What sparked their interest? Carrie Giddins ’96, who served as communications director for the Iowa Democratic Party, says that during the Iowa caucuses she definitely saw more active outreach to college campuses. “Part of that was the way candidates reached out through social-networking sites and talked to students about issues that matter to them. It almost became cool to get involved with politics.” She adds, “It’s great to see, because once you begin voting at a young age, you’ll always be a voter—it becomes a pattern in your life.”
Skidmore trustee and new-media expert Elliott Masie, who was Saratoga’s organizer for the “Obama for America” campaign, agrees that Obama’s hybrid new-media strategy—using everything from his Web site to Facebook to YouTube —played a key role in the campaign’s ability to muster armies of volunteers and take fundraising and involvement to new heights. “It blended online connectivity with a very easy-to-achieve face-to-face experience, starting at the very beginning of the campaign,” Masie notes. The understanding was that “a younger person was going to be engaged through new media, could be enticed or invited and successfully engaged for in-person activity, and then could be retained through a combination of face-to-face and new-media communication.”
Masie says the social media were used to encourage people to volunteer, donate, join with others, and express opinions but weren’t based on a single behavioral model for how people experience and use them. “Different people did different things, and those were tracked and managed. The approach ended up being very effective in numbers and dollars and voters.”

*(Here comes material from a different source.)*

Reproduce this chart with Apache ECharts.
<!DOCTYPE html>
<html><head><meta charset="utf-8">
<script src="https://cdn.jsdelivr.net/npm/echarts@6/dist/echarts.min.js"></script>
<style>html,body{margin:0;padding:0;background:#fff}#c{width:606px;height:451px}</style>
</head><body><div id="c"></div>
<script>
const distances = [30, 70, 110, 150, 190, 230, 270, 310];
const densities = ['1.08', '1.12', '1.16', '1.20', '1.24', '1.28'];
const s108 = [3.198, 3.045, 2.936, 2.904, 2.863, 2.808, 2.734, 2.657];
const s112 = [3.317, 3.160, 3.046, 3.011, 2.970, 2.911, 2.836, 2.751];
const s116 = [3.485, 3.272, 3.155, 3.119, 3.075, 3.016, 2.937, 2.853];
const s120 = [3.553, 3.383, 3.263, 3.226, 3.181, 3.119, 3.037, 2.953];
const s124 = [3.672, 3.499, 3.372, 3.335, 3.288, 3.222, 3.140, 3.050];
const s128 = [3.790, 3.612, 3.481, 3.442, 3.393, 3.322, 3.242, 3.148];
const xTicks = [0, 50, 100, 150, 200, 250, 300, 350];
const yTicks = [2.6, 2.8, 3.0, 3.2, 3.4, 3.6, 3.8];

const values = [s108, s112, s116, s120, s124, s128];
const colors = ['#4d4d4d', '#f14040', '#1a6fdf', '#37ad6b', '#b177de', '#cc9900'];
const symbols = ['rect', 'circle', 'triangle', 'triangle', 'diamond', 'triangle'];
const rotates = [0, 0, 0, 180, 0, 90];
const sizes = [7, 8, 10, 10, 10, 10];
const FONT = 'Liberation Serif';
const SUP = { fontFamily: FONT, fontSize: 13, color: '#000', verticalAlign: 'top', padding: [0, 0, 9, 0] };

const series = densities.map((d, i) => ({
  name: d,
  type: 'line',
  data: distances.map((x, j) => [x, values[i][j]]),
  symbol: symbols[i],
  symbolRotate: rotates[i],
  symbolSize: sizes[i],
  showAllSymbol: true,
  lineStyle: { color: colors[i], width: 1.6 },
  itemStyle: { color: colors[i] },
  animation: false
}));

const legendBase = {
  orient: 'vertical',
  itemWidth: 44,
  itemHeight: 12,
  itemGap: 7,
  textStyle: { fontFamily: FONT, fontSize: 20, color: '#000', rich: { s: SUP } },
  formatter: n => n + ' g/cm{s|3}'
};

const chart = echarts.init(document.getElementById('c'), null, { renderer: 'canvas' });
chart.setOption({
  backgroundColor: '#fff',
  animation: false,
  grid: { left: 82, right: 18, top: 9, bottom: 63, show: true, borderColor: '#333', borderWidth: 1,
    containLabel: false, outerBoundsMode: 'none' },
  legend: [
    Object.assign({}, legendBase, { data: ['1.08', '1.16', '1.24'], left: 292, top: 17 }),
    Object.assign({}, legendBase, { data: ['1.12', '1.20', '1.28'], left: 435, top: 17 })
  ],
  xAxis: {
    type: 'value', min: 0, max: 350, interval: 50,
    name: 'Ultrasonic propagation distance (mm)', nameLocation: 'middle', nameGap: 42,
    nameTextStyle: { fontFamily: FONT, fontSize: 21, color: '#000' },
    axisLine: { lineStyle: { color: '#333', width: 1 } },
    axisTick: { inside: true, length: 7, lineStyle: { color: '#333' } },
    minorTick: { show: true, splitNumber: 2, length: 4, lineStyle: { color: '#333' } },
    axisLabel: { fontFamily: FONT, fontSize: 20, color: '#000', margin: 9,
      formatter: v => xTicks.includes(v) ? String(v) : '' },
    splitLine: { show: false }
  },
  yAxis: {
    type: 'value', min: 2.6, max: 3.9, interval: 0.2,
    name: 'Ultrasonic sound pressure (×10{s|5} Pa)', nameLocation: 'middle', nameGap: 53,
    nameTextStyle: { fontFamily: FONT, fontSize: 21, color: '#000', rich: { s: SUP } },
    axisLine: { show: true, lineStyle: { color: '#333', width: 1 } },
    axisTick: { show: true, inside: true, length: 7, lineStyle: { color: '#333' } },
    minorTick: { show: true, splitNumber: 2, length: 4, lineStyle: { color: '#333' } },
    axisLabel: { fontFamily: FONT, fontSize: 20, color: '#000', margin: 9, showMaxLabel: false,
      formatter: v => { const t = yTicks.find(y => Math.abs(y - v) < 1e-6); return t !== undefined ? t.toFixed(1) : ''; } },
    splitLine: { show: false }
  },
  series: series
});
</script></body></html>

Still, Masie doesn’t think technology was the most profound reason for Obama’s victory. “I think it was one element of a larger phenomenon, a cultural difference—the chance to elect the first African-American president.” Also, the campaign was notably “open to this generation. I think they voted for Obama because they didn’t want another one of their parents as their president.” He adds, “It’s been a while since a presidential candidate could talk about what songs are on his iPod.”

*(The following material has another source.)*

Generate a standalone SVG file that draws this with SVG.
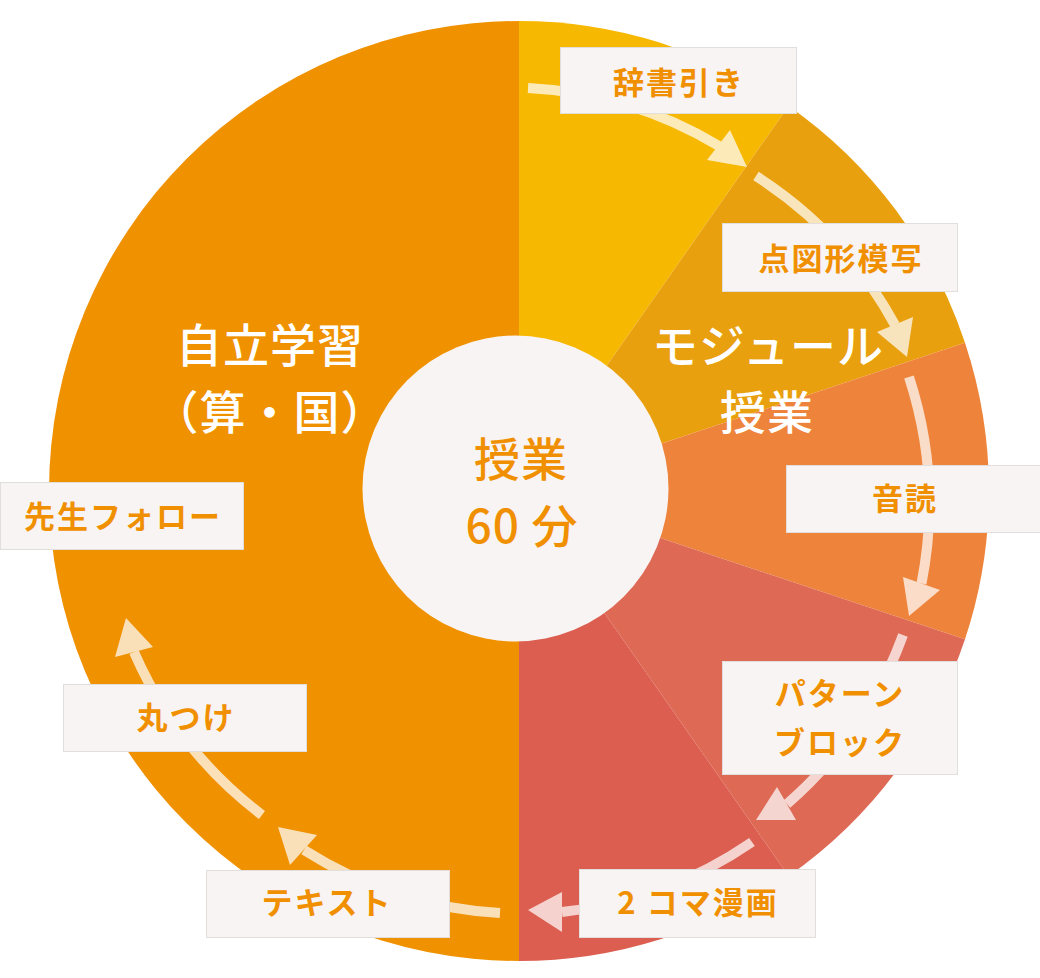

The Obama campaign also was the first with a “significant open door” that allowed students not only to volunteer, but also to take on leadership roles. Take Skidmore student Ritika Singh ’10, a sophomore from Bangalore, India. She couldn’t vote because she’s not a US citizen, but she still played a role as a field organizer with Masie’s group. Singh was responsible for campaign fundraising and cohosting debate-watching parties for Obama supporters in Saratoga.

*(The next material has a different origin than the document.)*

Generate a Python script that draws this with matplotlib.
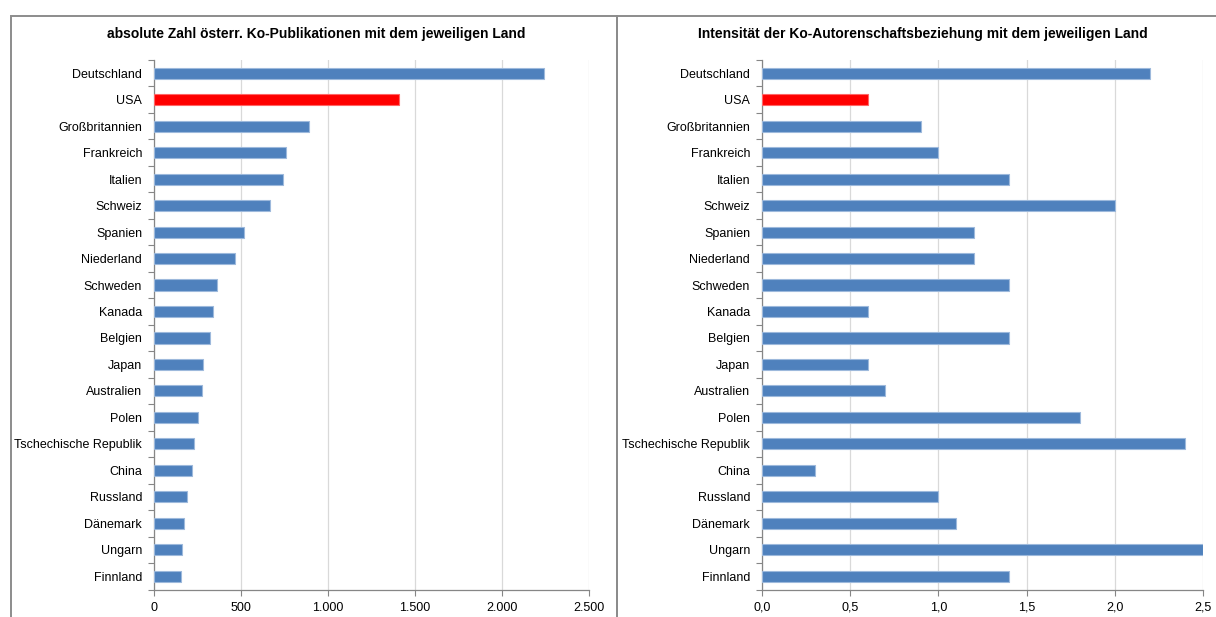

Singh, who is majoring in international affairs and government, reflects, “What happens in America affects my family in India. My best friend’s parents at home had a stake in Lehman Brothers, and when Wall Street crashed that affected us too. I was as riled up as everyone else about the election. I wanted to shake things up and try to make things better.”
Last fall Jackie Shydlowski ’09, president of the Student Government Association, led a voter-registration drive that was a collaborative and nonpartisan effort of SGA’s Executive Committee, the Skidmore Democrats, and the Skidmore Young Republican Assembly. “In all my time at Skidmore, we never had a collaborative effort between these groups,” she says. “In the past, they typically had debates and bashed heads in a bitter rivalry.” This time, the groups collaborated to sponsor and drum up interest in debate-watching parties.
Next the SGA Executive Committee launched “0.8 in ’08,” designed to get at least 80 percent of registered Skidmore students to turn out and vote. On election day the campus was decked out in red, white, and blue; Case Green sported signs for presidential and regional elections; the voting booth in the Intercultural Center buzzed, as lines snaked into the hallway of Case Center. The SGA Senate sponsored a daylong event, “Remember to Vote with a Free Root-Beer Float.” In the end, the “0.8 in ’08” effort paid off: 84 percent of registered Skidmore students voted on campus. Shydlowski says she hopes the other 16 percent voted in their hometowns or by absentee ballot.
Election-night news coverage was on from Case Center to the dining hall to the res halls to lecture rooms. (A few weeks later students, faculty, and staff crowded around televisions in the same places to watch the inauguration.) Schallehn observes, “They’re energized, and they’re so hopeful that there’s going to be significant change.” At the same time, she says, “although people truly had candidates they were supporting, it was really less about who you were voting for and more about educating students and getting them to vote. That was huge: the message to vote.”
The 2008 election marked the first time that freshman Brenda Goff ’12 could vote. She also helped with the campus voter-registration drive and made phone calls for upstate New York Congresswoman Kirsten Gillibrand. Volunteering in the campaign was initially a requirement for “Human Dilemmas,” her Scribner Seminar taught by English professor Sarah Goodwin. But Goff says, “The work became more of a personal act for me. It felt good to know that I was advocating for a part of history, even if it was something small like helping students vote.”